The Cure at Troy
Posted by Lanea on Wednesday, January 26th, 2005
The Cure at Troy: A Version of Sophocles’ Philoctetes
Translated by Seamus Heaney
First performed at the Guildhall, Derry on October first, 1990.
If you have any love of Irish drama or Irish dramatists, you need to read this. I’ve been kicking myself for years for never having seen the original performance, though I had no idea this translation of the play existed until I was, well, not in high school like I was in 1990.
Heaney has proved himself a fine translator. Tackling both Beowulf and Sophocles is no task for a coward.
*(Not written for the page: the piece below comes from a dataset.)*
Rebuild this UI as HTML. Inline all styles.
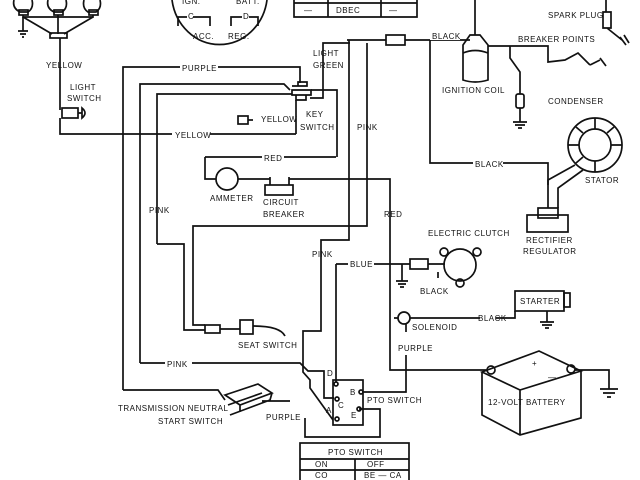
<!DOCTYPE html>
<html><head><style>
html,body{margin:0;padding:0;background:#fff;}
svg{display:block}
text{font-family:"Liberation Sans",sans-serif;font-size:8px;fill:#111;letter-spacing:0.5px}
</style></head><body>
<svg width="640" height="480" viewBox="0 0 640 480" xmlns="http://www.w3.org/2000/svg">
<g fill="none" stroke="#111" stroke-width="1.7">
<path d="M14 0 Q12 8 20 12 L28 12 Q34 8 32 0"/><rect x="19" y="10" width="9" height="5"/>
<path d="M48 0 Q46 8 54 12 L62 12 Q68 8 66 0"/><rect x="54" y="10" width="9" height="5"/>
<path d="M84 0 Q82 8 88 12 L96 12 Q102 8 100 0"/><rect x="89" y="10" width="9" height="5"/>
<path d="M23 15 L23 17 L93 17 L93 15 M23 17 L52 34 M93 17 L64 34 M58 15 L58 34"/>
<path d="M23 17 V31 M18 31 H28 M20 34 H26 M22 37 H24"/>
<rect x="50" y="33" width="17" height="5"/>
<path d="M60 38 V110 M60 118 V134 H296"/>
<rect x="62" y="108" width="16" height="10"/><path d="M78 113 H82 M82 108 Q88 113 82 118 Z"/>
<path d="M172 0 A48 52 0 0 0 267 0"/>
<path d="M178 26 V17 H187 M193 17 H210 V26 M231 26 V17 H242 M249 17 H258 V26"/>
<path d="M294 0 V17 H417 V0 M294 3 H417 M328 0 V17 M381 0 V17"/>
<path d="M123 390 V67 H300 V83"/>
<path d="M140 363 V84 H284 L290 90"/>
<path d="M157 244 V94 H292"/>
<path d="M292 86 H307 V82 H298 V86 M292 90 H311 V95 H292 Z M296 95 V100 H306 V95" />
<path d="M311 90 H337 V157 M323 88 V43 H350 M310 98 H323 V88"/>
<rect x="238" y="116" width="10" height="8"/><path d="M248 120 H253"/>
<path d="M296 134 V100"/>
<path d="M347 40 H386 M405 40 H470"/><rect x="386" y="35" width="19" height="10"/>
<path d="M349 40 V240 H321 V331 H303 V372 L310 380 V388 L333 420"/>
<path d="M367 43 V226 H193 V325 H205"/>
<path d="M157 244 H184 V330 H205"/>
<rect x="205" y="325" width="15" height="8"/><path d="M220 329 H240"/><rect x="240" y="320" width="13" height="14"/>
<path d="M253 326 Q280 326 285 336"/>
<path d="M430 40 V163 H548 V185"/>
<path d="M205 157 H336 M205 157 V179 H216 M238 179 H270 M289 179 H390 V370 H488"/>
<circle cx="227" cy="179" r="11"/>
<rect x="265" y="185" width="28" height="10"/><path d="M270 185 V177 M289 185 V177"/>
<path d="M336 264 V382 M336 264 H410 M428 264 H445"/>
<rect x="410" y="259" width="18" height="10"/>
<path d="M402 264 V281 M396 281 H408 M398 284 H406 M400 287 H404"/>
<circle cx="460" cy="265" r="16"/>
<circle cx="444" cy="252" r="4"/><circle cx="477" cy="252" r="4"/><circle cx="460" cy="283" r="4"/>
<path d="M438 272 V278"/>
<circle cx="404" cy="318" r="6"/><path d="M394 318 H398 M410 318 H480 M496 318 H515 V311"/>
<rect x="515" y="291" width="49" height="20"/><rect x="564" y="293" width="6" height="14"/>
<path d="M547 311 V322 M540 322 H554 M542 325 H552 M545 328 H549"/>
<path d="M406 324 V332 M406 355 V392 H363"/>
<path d="M140 363 H165 M192 363 H300 L308 371 H324 V398 H334"/>
<rect x="333" y="380" width="30" height="45"/>
<circle cx="336" cy="384" r="2"/><circle cx="337" cy="399" r="2"/><circle cx="337" cy="419" r="2"/>
<circle cx="361" cy="392" r="2"/><circle cx="359" cy="409" r="2"/>
<path d="M359 409 H380 V437 H305 V418"/>
<path d="M123 390 H218 L225 400"/>
<path d="M225 395 L258 384 L272 393 L240 405 Z M228 405 L262 393 M230 415 L270 400 L272 393 M240 405 V412 M262 401 H290"/>
<rect x="300" y="443" width="109" height="40"/><path d="M300 459 H409 M300 470 H409 M355 459 V480"/>
<path d="M482 372 L539 351 L581 371 L520 390 Z M482 372 V415 L520 435 L581 418 V371 M520 390 V435"/>
<circle cx="491" cy="370" r="4"/><circle cx="571" cy="369" r="4"/>
<path d="M575 370 H609 V389 M600 389 H618 M603 393 H615 M607 397 H611"/>
<path d="M475 0 V35 M463 45 L470 35 H480 L488 45 V80 Q475 84 463 80 Z M463 53 Q475 48 488 53 M488 46 H548 V62 L565 60 L578 53 L590 65 M590 65 L600 60 M600 58 L606 66"/>
<path d="M510 46 V58 L520 72 V94 M520 108 V122 M513 122 H527 M515 125 H525 M518 128 H522"/>
<rect x="516" y="94" width="8" height="14" rx="2"/>
<path d="M606 0 V12 M603 12 H611 V28 H603 Z M607 28 L622 40 M620 37 L626 45 M624 35 L629 43"/>
<circle cx="595" cy="145" r="27"/><circle cx="595" cy="145" r="16"/>
<path d="M595 118 V129 M595 161 V172 M568 145 H579 M611 145 H622 M576 127 L583 133 M614 127 L607 133 M576 163 L583 157"/>
<path d="M575 165 L548 180 V208 M583 170 L558 188 V208"/>
<rect x="538" y="208" width="20" height="10"/><rect x="527" y="215" width="41" height="17"/>
</g>
<g>
<text x="46" y="68">YELLOW</text>
<text x="70" y="90">LIGHT</text><text x="67" y="101">SWITCH</text>
<text x="182" y="4">IGN.</text><text x="236" y="4">BATT.</text>
<text x="188" y="19">C</text><text x="243" y="19">D</text>
<text x="193" y="39">ACC.</text><text x="228" y="39">REG.</text>
<text x="336" y="13">DBEC</text><text x="304" y="13">—</text><text x="389" y="13">—</text>
<rect x="180" y="62" width="38" height="10" fill="#fff"/><text x="182" y="71">PURPLE</text>
<text x="313" y="56">LIGHT</text><text x="313" y="68">GREEN</text>
<text x="261" y="122">YELLOW</text>
<text x="306" y="117">KEY</text><text x="300" y="130">SWITCH</text>
<rect x="172" y="129" width="38" height="10" fill="#fff"/><text x="175" y="138">YELLOW</text>
<text x="357" y="130">PINK</text>
<rect x="262" y="152" width="22" height="10" fill="#fff"/><text x="264" y="161">RED</text>
<text x="210" y="201">AMMETER</text>
<text x="263" y="205">CIRCUIT</text><text x="263" y="217">BREAKER</text>
<text x="149" y="213">PINK</text>
<text x="384" y="217">RED</text>
<text x="312" y="257">PINK</text>
<rect x="348" y="259" width="26" height="10" fill="#fff"/><text x="350" y="267">BLUE</text>
<text x="428" y="236">ELECTRIC CLUTCH</text>
<text x="420" y="294">BLACK</text>
<text x="167" y="367">PINK</text>
<text x="238" y="348">SEAT SWITCH</text>
<text x="478" y="321">BLACK</text>
<text x="520" y="304">STARTER</text>
<text x="412" y="330">SOLENOID</text>
<text x="398" y="351">PURPLE</text>
<text x="327" y="376">D</text><text x="350" y="395">B</text><text x="338" y="408">C</text><text x="326" y="413">A</text><text x="351" y="418">E</text>
<text x="367" y="403">PTO SWITCH</text>
<text x="118" y="411">TRANSMISSION NEUTRAL</text><text x="158" y="424">START SWITCH</text>
<text x="266" y="420">PURPLE</text>
<text x="328" y="455">PTO SWITCH</text>
<text x="315" y="467">ON</text><text x="367" y="467">OFF</text>
<text x="315" y="478">CO</text><text x="364" y="478">BE — CA</text>
<text x="488" y="405">12-VOLT BATTERY</text>
<text x="532" y="366">+</text><text x="548" y="380">—</text>
<rect x="430" y="30" width="30" height="10" fill="#fff"/><text x="432" y="39">BLACK</text>
<text x="442" y="93">IGNITION COIL</text>
<text x="518" y="42">BREAKER POINTS</text>
<text x="548" y="104">CONDENSER</text>
<text x="548" y="18">SPARK PLUG</text>
<rect x="473" y="158" width="30" height="10" fill="#fff"/><text x="475" y="167">BLACK</text>
<text x="585" y="183">STATOR</text>
<text x="526" y="243">RECTIFIER</text><text x="523" y="254">REGULATOR</text>
</g>
</svg>
</body></html>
In this translation of the play, we find Philoctetes as a possible symbol for the injured nationalist Ireland–truly wronged, but perhaps short-sighted in clinging to that wrong and the need for vengeance for far too long. Heaney is light-handed with his use of local dialects–we get some whinging and an och or two, but we’re not drowning in the peculiarities of Ulster’s speech in this ancient setting. This retelling leaves the weight of Odysseus’s crime against Philoctetes on the Atrean shoulders, but also calls Philoctetes to account for his own stubbornness.
Read it. Savor the language from the simple sweet dedication to the late Robert Fitzgerald, to the painfully apt use of Auden’s poetry as an introduction, through to the redemptive end. Read it. It will be good for you.